■ **Task requirements**: Below are some records. Pull every line that contains the word "drawn".

[Part of a data file]

───

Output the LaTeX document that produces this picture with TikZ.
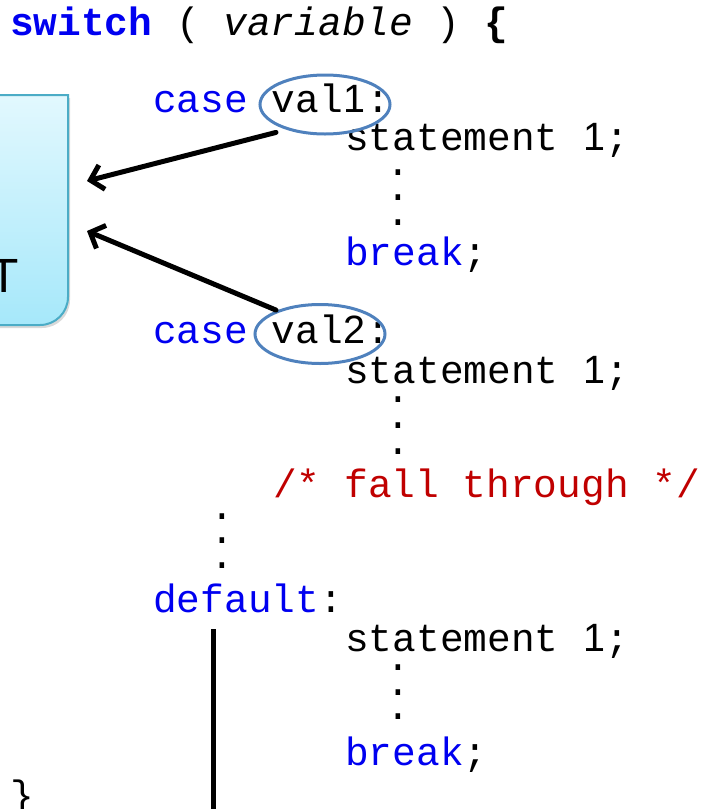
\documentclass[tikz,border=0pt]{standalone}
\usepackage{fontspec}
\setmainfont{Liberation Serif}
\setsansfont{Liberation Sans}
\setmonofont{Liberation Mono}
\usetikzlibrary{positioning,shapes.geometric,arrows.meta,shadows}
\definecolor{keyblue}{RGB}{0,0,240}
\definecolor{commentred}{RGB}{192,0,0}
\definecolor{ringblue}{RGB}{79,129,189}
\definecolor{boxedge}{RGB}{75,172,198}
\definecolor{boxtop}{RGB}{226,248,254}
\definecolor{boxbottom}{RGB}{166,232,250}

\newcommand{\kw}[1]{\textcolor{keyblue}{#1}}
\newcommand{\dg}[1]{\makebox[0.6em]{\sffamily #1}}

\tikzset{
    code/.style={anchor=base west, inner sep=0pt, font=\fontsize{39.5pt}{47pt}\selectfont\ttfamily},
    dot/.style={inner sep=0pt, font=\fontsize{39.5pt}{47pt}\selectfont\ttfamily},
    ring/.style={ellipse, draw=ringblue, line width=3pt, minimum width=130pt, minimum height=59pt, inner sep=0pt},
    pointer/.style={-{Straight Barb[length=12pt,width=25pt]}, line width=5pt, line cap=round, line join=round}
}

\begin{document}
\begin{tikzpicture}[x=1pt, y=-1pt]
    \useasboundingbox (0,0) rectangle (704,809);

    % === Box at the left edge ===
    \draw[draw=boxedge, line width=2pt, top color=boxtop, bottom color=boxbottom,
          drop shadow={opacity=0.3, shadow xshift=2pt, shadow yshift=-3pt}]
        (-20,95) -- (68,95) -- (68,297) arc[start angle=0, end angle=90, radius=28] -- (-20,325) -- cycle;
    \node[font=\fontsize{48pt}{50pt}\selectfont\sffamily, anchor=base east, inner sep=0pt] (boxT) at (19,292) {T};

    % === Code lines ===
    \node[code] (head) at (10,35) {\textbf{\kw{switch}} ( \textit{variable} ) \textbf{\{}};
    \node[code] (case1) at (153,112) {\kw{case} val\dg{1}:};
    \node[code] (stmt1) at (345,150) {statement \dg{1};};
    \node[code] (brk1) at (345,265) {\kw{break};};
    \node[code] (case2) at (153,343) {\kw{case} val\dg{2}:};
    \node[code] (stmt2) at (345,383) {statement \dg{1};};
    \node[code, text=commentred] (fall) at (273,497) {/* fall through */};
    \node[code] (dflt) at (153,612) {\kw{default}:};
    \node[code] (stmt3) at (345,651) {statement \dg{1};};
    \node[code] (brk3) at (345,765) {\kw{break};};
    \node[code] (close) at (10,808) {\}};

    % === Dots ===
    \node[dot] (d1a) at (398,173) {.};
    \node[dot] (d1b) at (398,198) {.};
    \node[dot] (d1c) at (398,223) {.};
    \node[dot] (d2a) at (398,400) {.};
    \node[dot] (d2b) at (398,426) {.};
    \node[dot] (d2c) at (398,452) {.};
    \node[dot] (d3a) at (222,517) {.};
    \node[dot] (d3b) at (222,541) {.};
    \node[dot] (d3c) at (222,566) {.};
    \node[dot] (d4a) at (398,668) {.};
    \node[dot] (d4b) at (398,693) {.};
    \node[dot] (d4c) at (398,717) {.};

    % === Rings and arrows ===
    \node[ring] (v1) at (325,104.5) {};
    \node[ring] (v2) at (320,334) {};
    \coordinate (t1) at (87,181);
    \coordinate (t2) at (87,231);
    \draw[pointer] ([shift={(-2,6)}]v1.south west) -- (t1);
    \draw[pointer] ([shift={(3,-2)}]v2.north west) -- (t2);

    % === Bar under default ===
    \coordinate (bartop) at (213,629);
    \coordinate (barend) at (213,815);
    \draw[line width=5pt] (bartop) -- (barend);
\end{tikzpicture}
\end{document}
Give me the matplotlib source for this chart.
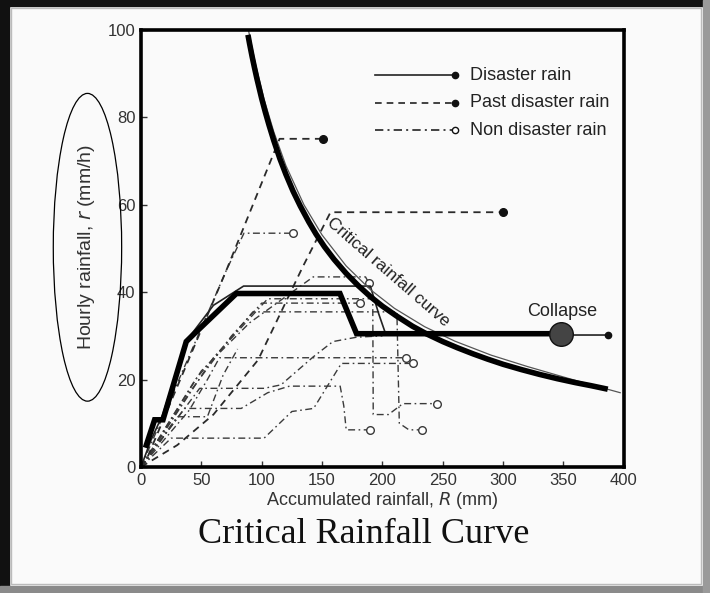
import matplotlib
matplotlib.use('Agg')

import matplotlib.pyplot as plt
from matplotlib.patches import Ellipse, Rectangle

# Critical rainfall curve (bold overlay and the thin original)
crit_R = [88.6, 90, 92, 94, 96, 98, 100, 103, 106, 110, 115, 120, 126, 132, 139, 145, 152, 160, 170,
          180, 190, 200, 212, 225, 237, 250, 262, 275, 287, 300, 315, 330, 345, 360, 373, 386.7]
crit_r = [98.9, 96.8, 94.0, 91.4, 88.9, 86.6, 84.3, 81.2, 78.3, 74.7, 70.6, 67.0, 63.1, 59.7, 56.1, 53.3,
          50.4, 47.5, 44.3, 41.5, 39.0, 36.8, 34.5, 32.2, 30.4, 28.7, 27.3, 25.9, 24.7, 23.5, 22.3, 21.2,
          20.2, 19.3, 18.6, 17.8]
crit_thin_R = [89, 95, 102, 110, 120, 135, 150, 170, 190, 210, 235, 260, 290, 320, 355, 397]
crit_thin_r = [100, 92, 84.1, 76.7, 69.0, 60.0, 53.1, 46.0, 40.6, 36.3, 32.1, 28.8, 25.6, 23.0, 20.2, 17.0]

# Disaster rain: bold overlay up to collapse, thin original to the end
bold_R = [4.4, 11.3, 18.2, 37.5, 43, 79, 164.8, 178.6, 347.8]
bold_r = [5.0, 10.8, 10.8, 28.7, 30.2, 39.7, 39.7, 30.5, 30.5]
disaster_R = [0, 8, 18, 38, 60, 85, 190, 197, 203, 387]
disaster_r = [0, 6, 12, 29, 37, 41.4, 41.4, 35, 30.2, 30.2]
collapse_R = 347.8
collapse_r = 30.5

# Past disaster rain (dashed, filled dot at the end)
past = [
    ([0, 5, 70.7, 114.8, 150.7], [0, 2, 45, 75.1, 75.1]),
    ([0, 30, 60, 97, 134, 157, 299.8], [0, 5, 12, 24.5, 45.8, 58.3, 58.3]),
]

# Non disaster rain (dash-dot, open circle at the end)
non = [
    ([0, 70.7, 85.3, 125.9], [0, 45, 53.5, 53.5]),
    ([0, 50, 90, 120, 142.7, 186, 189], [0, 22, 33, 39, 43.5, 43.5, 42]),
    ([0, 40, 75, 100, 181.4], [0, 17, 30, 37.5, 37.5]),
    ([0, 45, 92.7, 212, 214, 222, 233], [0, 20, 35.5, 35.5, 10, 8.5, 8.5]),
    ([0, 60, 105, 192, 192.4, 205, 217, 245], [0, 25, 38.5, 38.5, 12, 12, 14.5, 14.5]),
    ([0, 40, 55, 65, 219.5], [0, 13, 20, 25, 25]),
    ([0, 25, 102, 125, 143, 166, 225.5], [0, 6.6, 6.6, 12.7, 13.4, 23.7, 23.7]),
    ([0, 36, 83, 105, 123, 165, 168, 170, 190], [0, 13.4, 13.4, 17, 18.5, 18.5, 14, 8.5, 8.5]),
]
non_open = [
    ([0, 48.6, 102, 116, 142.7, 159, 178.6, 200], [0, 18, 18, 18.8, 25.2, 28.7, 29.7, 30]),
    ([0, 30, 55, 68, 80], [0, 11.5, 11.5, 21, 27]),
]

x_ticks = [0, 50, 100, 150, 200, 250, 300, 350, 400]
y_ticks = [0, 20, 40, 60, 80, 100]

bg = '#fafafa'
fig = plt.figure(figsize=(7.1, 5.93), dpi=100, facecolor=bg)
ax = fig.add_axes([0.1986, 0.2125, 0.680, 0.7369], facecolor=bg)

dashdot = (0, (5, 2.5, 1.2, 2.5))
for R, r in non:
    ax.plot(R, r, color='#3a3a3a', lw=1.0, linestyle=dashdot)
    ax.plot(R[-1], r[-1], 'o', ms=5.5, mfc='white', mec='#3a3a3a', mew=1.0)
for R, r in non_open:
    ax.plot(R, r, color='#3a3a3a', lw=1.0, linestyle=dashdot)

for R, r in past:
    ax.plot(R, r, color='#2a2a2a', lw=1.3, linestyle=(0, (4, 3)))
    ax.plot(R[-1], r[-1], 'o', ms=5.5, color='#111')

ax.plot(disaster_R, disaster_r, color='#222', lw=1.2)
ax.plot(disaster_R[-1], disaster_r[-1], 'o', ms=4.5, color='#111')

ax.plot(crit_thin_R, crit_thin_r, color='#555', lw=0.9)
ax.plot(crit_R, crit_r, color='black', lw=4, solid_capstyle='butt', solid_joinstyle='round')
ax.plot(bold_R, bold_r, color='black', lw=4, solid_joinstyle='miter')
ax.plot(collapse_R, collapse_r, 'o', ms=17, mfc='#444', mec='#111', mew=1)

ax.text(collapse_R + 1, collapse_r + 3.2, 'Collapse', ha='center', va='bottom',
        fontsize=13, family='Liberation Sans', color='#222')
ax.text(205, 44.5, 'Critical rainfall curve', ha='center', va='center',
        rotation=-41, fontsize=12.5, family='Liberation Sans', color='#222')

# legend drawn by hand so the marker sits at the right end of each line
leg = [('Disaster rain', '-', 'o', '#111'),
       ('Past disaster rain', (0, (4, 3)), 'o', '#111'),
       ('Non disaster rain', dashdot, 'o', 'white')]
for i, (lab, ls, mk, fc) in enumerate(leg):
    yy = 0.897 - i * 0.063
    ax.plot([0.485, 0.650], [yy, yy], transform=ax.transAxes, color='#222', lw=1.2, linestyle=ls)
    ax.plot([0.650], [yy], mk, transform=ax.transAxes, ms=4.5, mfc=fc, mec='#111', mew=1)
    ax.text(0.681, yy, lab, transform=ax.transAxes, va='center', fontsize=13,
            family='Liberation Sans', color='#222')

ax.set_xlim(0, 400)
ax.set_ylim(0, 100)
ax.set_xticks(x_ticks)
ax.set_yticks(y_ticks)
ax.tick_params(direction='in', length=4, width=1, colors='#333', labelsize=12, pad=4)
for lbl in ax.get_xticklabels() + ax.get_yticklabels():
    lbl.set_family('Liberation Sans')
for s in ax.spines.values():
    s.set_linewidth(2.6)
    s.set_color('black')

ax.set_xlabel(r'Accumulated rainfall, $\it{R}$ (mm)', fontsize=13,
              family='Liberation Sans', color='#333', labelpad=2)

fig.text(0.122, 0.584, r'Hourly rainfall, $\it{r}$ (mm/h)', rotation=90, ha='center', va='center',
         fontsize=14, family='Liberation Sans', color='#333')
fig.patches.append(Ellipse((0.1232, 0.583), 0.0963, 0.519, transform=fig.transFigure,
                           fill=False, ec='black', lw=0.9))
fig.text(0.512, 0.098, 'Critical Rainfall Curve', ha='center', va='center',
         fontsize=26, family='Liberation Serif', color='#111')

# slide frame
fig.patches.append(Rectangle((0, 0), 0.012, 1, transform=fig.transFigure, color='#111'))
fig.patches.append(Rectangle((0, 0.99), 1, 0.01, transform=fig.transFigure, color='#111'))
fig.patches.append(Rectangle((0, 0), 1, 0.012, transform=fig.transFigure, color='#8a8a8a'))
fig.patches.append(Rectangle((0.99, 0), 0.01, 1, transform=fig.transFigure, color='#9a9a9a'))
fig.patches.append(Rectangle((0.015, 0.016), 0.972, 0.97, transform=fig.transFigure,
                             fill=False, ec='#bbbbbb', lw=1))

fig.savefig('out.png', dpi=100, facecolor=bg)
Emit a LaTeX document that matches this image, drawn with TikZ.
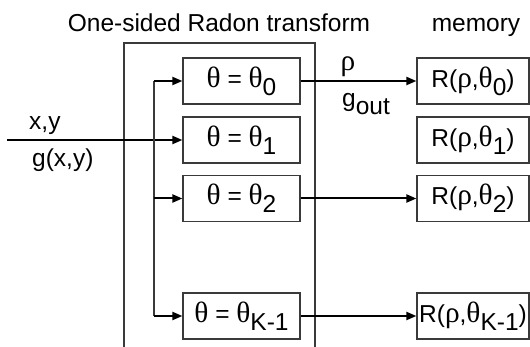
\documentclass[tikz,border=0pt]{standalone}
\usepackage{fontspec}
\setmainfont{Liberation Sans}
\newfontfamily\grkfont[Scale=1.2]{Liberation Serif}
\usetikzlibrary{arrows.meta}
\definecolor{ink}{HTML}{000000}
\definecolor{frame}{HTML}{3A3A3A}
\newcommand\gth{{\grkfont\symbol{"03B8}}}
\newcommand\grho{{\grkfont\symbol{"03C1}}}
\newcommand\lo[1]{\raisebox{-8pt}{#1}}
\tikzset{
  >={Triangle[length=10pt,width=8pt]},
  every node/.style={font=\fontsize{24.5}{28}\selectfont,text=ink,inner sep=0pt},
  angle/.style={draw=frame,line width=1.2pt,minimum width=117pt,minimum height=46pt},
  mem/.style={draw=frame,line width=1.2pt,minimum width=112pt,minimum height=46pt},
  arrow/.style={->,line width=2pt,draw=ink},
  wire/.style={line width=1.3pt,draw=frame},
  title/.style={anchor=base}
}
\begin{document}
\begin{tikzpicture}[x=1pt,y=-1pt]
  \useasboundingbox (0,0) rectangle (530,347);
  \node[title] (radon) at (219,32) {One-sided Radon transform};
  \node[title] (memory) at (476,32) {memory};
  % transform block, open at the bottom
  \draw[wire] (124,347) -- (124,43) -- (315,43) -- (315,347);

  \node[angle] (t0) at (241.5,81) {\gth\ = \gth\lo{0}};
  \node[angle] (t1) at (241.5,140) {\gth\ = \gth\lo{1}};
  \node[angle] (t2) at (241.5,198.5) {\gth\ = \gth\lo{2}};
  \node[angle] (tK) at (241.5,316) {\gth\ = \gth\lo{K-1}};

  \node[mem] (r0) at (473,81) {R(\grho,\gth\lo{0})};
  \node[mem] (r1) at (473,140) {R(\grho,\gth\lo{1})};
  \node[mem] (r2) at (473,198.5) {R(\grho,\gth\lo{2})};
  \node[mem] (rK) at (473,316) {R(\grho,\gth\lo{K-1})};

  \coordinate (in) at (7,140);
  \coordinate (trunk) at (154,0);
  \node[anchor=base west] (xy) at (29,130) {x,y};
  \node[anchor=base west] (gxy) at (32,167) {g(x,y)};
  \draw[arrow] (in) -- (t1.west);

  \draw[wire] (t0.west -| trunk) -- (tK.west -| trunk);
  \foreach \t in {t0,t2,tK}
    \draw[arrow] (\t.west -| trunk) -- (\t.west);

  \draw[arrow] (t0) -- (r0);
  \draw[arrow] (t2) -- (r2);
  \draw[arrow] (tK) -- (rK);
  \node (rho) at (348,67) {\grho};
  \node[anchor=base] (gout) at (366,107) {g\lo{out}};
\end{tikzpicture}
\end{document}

───

■ **In response**:
# legend drawn by hand so the marker sits at the right end of each line
Emit a LaTeX document that matches this image, drawn with TikZ.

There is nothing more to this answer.